Rodriguez, who hasn’t endured a season-opening power outage the likes of this since 1997, when he hit five homers in his first 175 at-bats with the Mariners as a skinny 21-year-old in his second full big league season, was 0-for-4 with a strikeout, an infield pop and two groundouts.

He’s 18-for-72 (.250) with two homers and 16 RBIs since April 25. Overall, he’s batting .279 with four homers, 27 RBIs and a .365 on-base percentage. One can imagine the civic outrage if Rodriguez hadn’t earned his (pin)stripes last year.

And then there’s True Yankee Jeter, batting .269 after yesterday’s quiet 1-for-5. And Mark Teixeira, called out on strikes to end the game as the potential tying run, who raised his average to .224 following his 2-for- 5.

And Robinson Cano, 10-for-48 with two RBI since May 2, after an 0-for-4 that included a fly out that stranded two to end the fifth.

Jeter, who fanned in the ninth with two on and none out, is 9-for-58 (.155) over his last 13 games. But the captain refused to acknowledge that he might be slumping.

“I don’t use the word, ‘slump,’ ” said Jeter, who grounded out twice and saw Denard Span make a diving grab of his third-inning drive to right-center. “I focus on having good at-bats and hitting the ball hard.

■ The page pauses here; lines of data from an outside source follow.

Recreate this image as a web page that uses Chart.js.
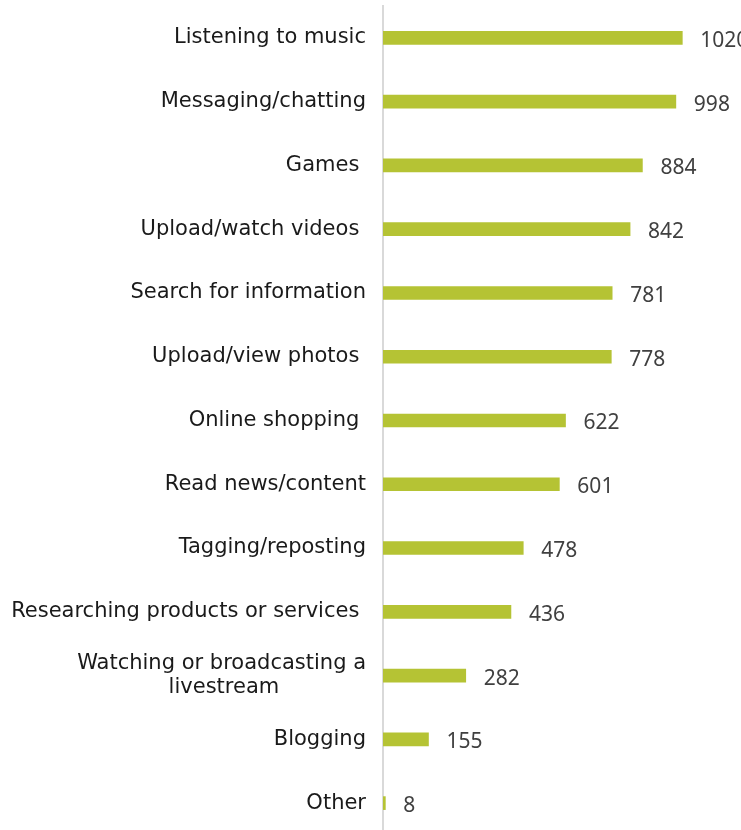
<!DOCTYPE html>
<html>
<head>
<meta charset="utf-8">
<script src="https://cdn.jsdelivr.net/npm/chart.js@4/dist/chart.umd.min.js"></script>
<style>
  html, body { margin: 0; padding: 0; background: #fff; overflow: hidden; }
  #wrap { width: 741px; height: 830px; overflow: hidden; }
</style>
</head>
<body>
<div id="wrap"><canvas id="myChart" width="741" height="835"></canvas></div>
<script>
// Activities and number of respondents
const atividades = [
  'Listening to music',
  'Messaging/chatting',
  'Games ',
  'Upload/watch videos ',
  'Search for information',
  'Upload/view photos ',
  'Online shopping ',
  'Read news/content',
  'Tagging/reposting',
  'Researching products or services ',
  ['Watching or broadcasting a', 'livestream'],
  'Blogging',
  'Other'
];
const respostas = [1020, 998, 884, 842, 781, 778, 622, 601, 478, 436, 282, 155, 8];

const fonteRotulo = '21px "DejaVu Sans"';
const medidor = document.createElement('canvas').getContext('2d');
medidor.font = fonteRotulo;

// centre the lines of a multi-line label by padding shorter ones with spaces
function centralizar(linhas) {
  const larg = linhas.map(l => medidor.measureText(l).width);
  const max = Math.max(...larg);
  const esp = medidor.measureText(' ').width;
  return linhas.map((l, i) => l + ' '.repeat(Math.round((max - larg[i]) / 2 / esp)));
}

// value printed just after each bar
const valoresNasBarras = {
  id: 'valoresNasBarras',
  afterDatasetsDraw(chart) {
    const ctx = chart.ctx;
    const meta = chart.getDatasetMeta(0);
    ctx.save();
    ctx.font = '21px "Noto Sans"';
    ctx.fillStyle = '#404040';
    ctx.textAlign = 'left';
    ctx.textBaseline = 'middle';
    meta.data.forEach((bar, i) => {
      ctx.fillText(String(respostas[i]), bar.x + 18, bar.y + 3);
    });
    ctx.restore();
  }
};

const ctx = document.getElementById('myChart').getContext('2d');
const myChart = new Chart(ctx, {
  type: 'bar',
  data: {
    labels: atividades,
    datasets: [{
      data: respostas,
      backgroundColor: '#b5c334',
      barThickness: 13
    }]
  },
  options: {
    indexAxis: 'y',
    responsive: false,
    animation: false,
    layout: { padding: { top: 6, right: 0, bottom: 0, left: 0 } },
    plugins: {
      legend: { display: false },
      tooltip: { enabled: false }
    },
    scales: {
      x: {
        display: false,
        min: 0,
        max: 1220
      },
      y: {
        afterFit(scale) {
          scale.width = 383;
          scale.paddingTop = 0;
          scale.paddingBottom = 0;
        },
        grid: { display: false, drawTicks: false },
        border: { display: true, color: '#d9d9d9', width: 2 },
        ticks: {
          padding: 17,
          color: '#1a1a1a',
          font: { family: 'DejaVu Sans', size: 21, lineHeight: 1.1 },
          callback(value) {
            const rot = this.getLabelForValue(value);
            return Array.isArray(atividades[value]) ? centralizar(atividades[value]) : rot;
          }
        }
      }
    }
  },
  plugins: [valoresNasBarras]
});
</script>
</body>
</html>
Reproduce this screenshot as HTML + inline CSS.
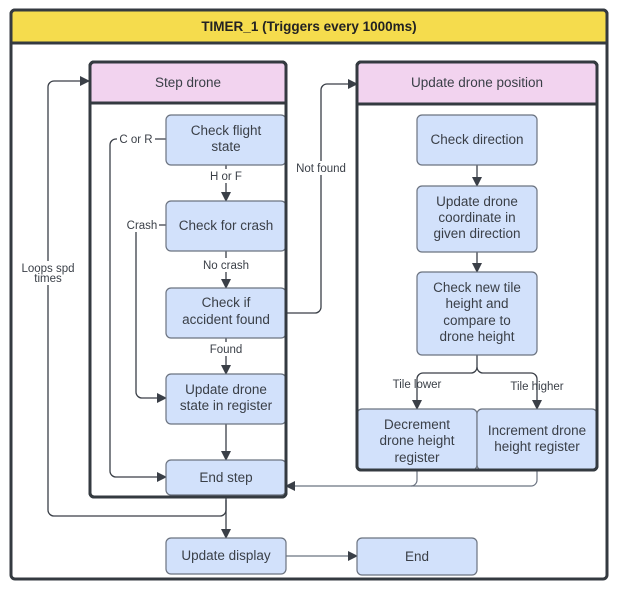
<!DOCTYPE html>
<html><head><meta charset="utf-8"><style>
html,body{margin:0;padding:0;background:#fff;}
svg{display:block;font-family:"Liberation Sans",Arial,sans-serif;}
.n{fill:#d2e1fb;stroke:#6b7380;stroke-width:1.2;}
.t{font-size:13.5px;fill:#3a3f47;text-anchor:middle;}
.l{font-size:11.5px;fill:#3a3f47;text-anchor:middle;}
.c{fill:none;stroke:#3a3f47;stroke-width:1.3;}
.c2{fill:none;stroke:#6b7380;stroke-width:1.2;}
</style></head><body>
<svg width="619" height="601" viewBox="0 0 619 601">
<defs><marker id="a" markerWidth="10" markerHeight="10" refX="9" refY="5" orient="auto" markerUnits="userSpaceOnUse"><path d="M0,0 L10,5 L0,10z" fill="#3a3f47"/></marker></defs>
<!-- outer -->
<rect x="11" y="10" width="596" height="569" rx="4" fill="#fff" stroke="#343a40" stroke-width="3"/>
<path d="M11,43 V14 a4,4 0 0 1 4,-4 H603 a4,4 0 0 1 4,4 V43 Z" fill="#f5dc4d" stroke="#343a40" stroke-width="3"/>
<text x="309" y="31" text-anchor="middle" font-size="13.5" font-weight="bold" fill="#222">TIMER_1 (Triggers every 1000ms)</text>
<!-- step drone container -->
<rect x="90" y="62" width="196" height="435" rx="4" fill="#fff" stroke="#343a40" stroke-width="3"/>
<path d="M90,103 V66 a4,4 0 0 1 4,-4 H282 a4,4 0 0 1 4,4 V103 Z" fill="#f2d3ef" stroke="#343a40" stroke-width="3"/>
<text class="t" x="188" y="87">Step drone</text>
<!-- update position container -->
<rect x="357" y="62" width="240" height="408" rx="4" fill="#fff" stroke="#343a40" stroke-width="3"/>
<path d="M357,104 V66 a4,4 0 0 1 4,-4 H593 a4,4 0 0 1 4,4 V104 Z" fill="#f2d3ef" stroke="#343a40" stroke-width="3"/>
<text class="t" x="477" y="87">Update drone position</text>
<!-- connectors -->
<path class="c" d="M226,165 V201" marker-end="url(#a)"/>
<path class="c" d="M226,251 V288" marker-end="url(#a)"/>
<path class="c" d="M226,338 V374" marker-end="url(#a)"/>
<path class="c" d="M226,424 V460" marker-end="url(#a)"/>
<path class="c" d="M226,495 V538" marker-end="url(#a)"/>
<path class="c" d="M226,500 V510 a6,6 0 0 1 -6,6 H54 a6,6 0 0 1 -6,-6 V87 a6,6 0 0 1 6,-6 H89" marker-end="url(#a)"/>
<path class="c" d="M166,139 H116 a6,6 0 0 0 -6,6 V471 a6,6 0 0 0 6,6 H166" marker-end="url(#a)"/>
<path class="c" d="M166,225 H142 a6,6 0 0 0 -6,6 V392 a6,6 0 0 0 6,6 H166" marker-end="url(#a)"/>
<path class="c" d="M286,313 H315 a6,6 0 0 0 6,-6 V90 a6,6 0 0 1 6,-6 H357" marker-end="url(#a)"/>
<path class="c" d="M477,165 V186" marker-end="url(#a)"/>
<path class="c" d="M477,252 V272" marker-end="url(#a)"/>
<path class="c" d="M477,355 V367 a6,6 0 0 1 -6,6 H423 a6,6 0 0 0 -6,6 V409" marker-end="url(#a)"/>
<path class="c" d="M477,367 a6,6 0 0 0 6,6 H531 a6,6 0 0 1 6,6 V409" marker-end="url(#a)"/>
<path class="c2" d="M417,470 V480 a6,6 0 0 1 -6,6 H286" marker-end="url(#a)"/>
<path class="c2" d="M537,470 V480 a6,6 0 0 1 -6,6 H411"/>
<path class="c2" d="M286,556 H357" marker-end="url(#a)"/>
<!-- labels -->
<rect x="204" y="169" width="44" height="14" fill="#fff"/><text class="l" x="226" y="180">H or F</text>
<rect x="198" y="258" width="56" height="14" fill="#fff"/><text class="l" x="226" y="269">No crash</text>
<rect x="206" y="342" width="40" height="14" fill="#fff"/><text class="l" x="226" y="353">Found</text>
<rect x="117" y="132" width="38" height="14" fill="#fff"/><text class="l" x="136" y="143">C or R</text>
<rect x="125" y="218" width="34" height="14" fill="#fff"/><text class="l" x="142" y="229">Crash</text>
<rect x="294" y="161" width="54" height="14" fill="#fff"/><text class="l" x="321" y="172">Not found</text>
<rect x="18" y="261" width="60" height="24" fill="#fff"/><text class="l" x="48" y="272">Loops spd</text><text class="l" x="48" y="282">times</text>
<text class="l" x="417" y="388">Tile lower</text>
<text class="l" x="537" y="390">Tile higher</text>
<!-- nodes -->
<rect class="n" x="166" y="115" width="120" height="50" rx="5"/>
<text class="t" x="226" y="135">Check flight</text><text class="t" x="226" y="151">state</text>
<rect class="n" x="166" y="201" width="120" height="50" rx="5"/>
<text class="t" x="226" y="230">Check for crash</text>
<rect class="n" x="166" y="288" width="120" height="50" rx="5"/>
<text class="t" x="226" y="307">Check if</text><text class="t" x="226" y="324">accident found</text>
<rect class="n" x="166" y="374" width="120" height="50" rx="5"/>
<text class="t" x="226" y="394">Update drone</text><text class="t" x="226" y="410">state in register</text>
<rect class="n" x="166" y="460" width="120" height="35" rx="5"/>
<text class="t" x="226" y="482">End step</text>
<rect class="n" x="166" y="538" width="120" height="36" rx="5"/>
<text class="t" x="226" y="560">Update display</text>
<rect class="n" x="357" y="538" width="120" height="37" rx="5"/>
<text class="t" x="417" y="561">End</text>
<rect class="n" x="417" y="115" width="120" height="50" rx="5"/>
<text class="t" x="477" y="144">Check direction</text>
<rect class="n" x="417" y="186" width="120" height="66" rx="5"/>
<text class="t" x="477" y="206">Update drone</text><text class="t" x="477" y="222">coordinate in</text><text class="t" x="477" y="238">given direction</text>
<rect class="n" x="417" y="272" width="120" height="83" rx="5"/>
<text class="t" x="477" y="292">Check new tile</text><text class="t" x="477" y="308">height and</text><text class="t" x="477" y="325">compare to</text><text class="t" x="477" y="341">drone height</text>
<rect class="n" x="357" y="409" width="120" height="61" rx="5"/>
<text class="t" x="417" y="429">Decrement</text><text class="t" x="417" y="445">drone height</text><text class="t" x="417" y="462">register</text>
<rect class="n" x="477" y="409" width="120" height="61" rx="5"/>
<text class="t" x="537" y="435">Increment drone</text><text class="t" x="537" y="451">height register</text>
<!-- container borders redrawn over nodes -->
<rect x="357" y="62" width="240" height="408" rx="4" fill="none" stroke="#343a40" stroke-width="3"/>
<rect x="90" y="62" width="196" height="435" rx="4" fill="none" stroke="#343a40" stroke-width="3"/>
</svg>
</body></html>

“There’s nothing I can do about guys diving in the outfield.”

With Nick Swisher, Curtis Granderson and Nick Johnson sidelined, the bottom of the order, featuring Marcus Thames, Randy Winn and Ramiro Pena, looked like the Mets . . . the middle of the Mets’ order, that is.

But those three batters reached on six of their 11 ups, including Thames’ second-inning, two-run triple. The replacement players weren’t the issue. And as much as Rivera and Joba Chamberlain, hung with the loss after leaving the bases loaded with two out in the eighth for Mo, ultimately were culprits, the guys who couldn’t help build the lead were unindicted co-conspirators.

“The lesson for the game is the middle innings,” Rodriguez said. “When you have the opportunity to drop the hammer [you need to take advantage].”

The Yankees didn’t drop the hammer, they dropped the game.

Instead of going into these next seven games against the Red Sox, Rays and Mets as an all-powerful 25-12 behemoth able to leap tall buildings and all obstacles with a single bound, they’re a 24-13 second-place team that needs more help from its marquee players than its been getting.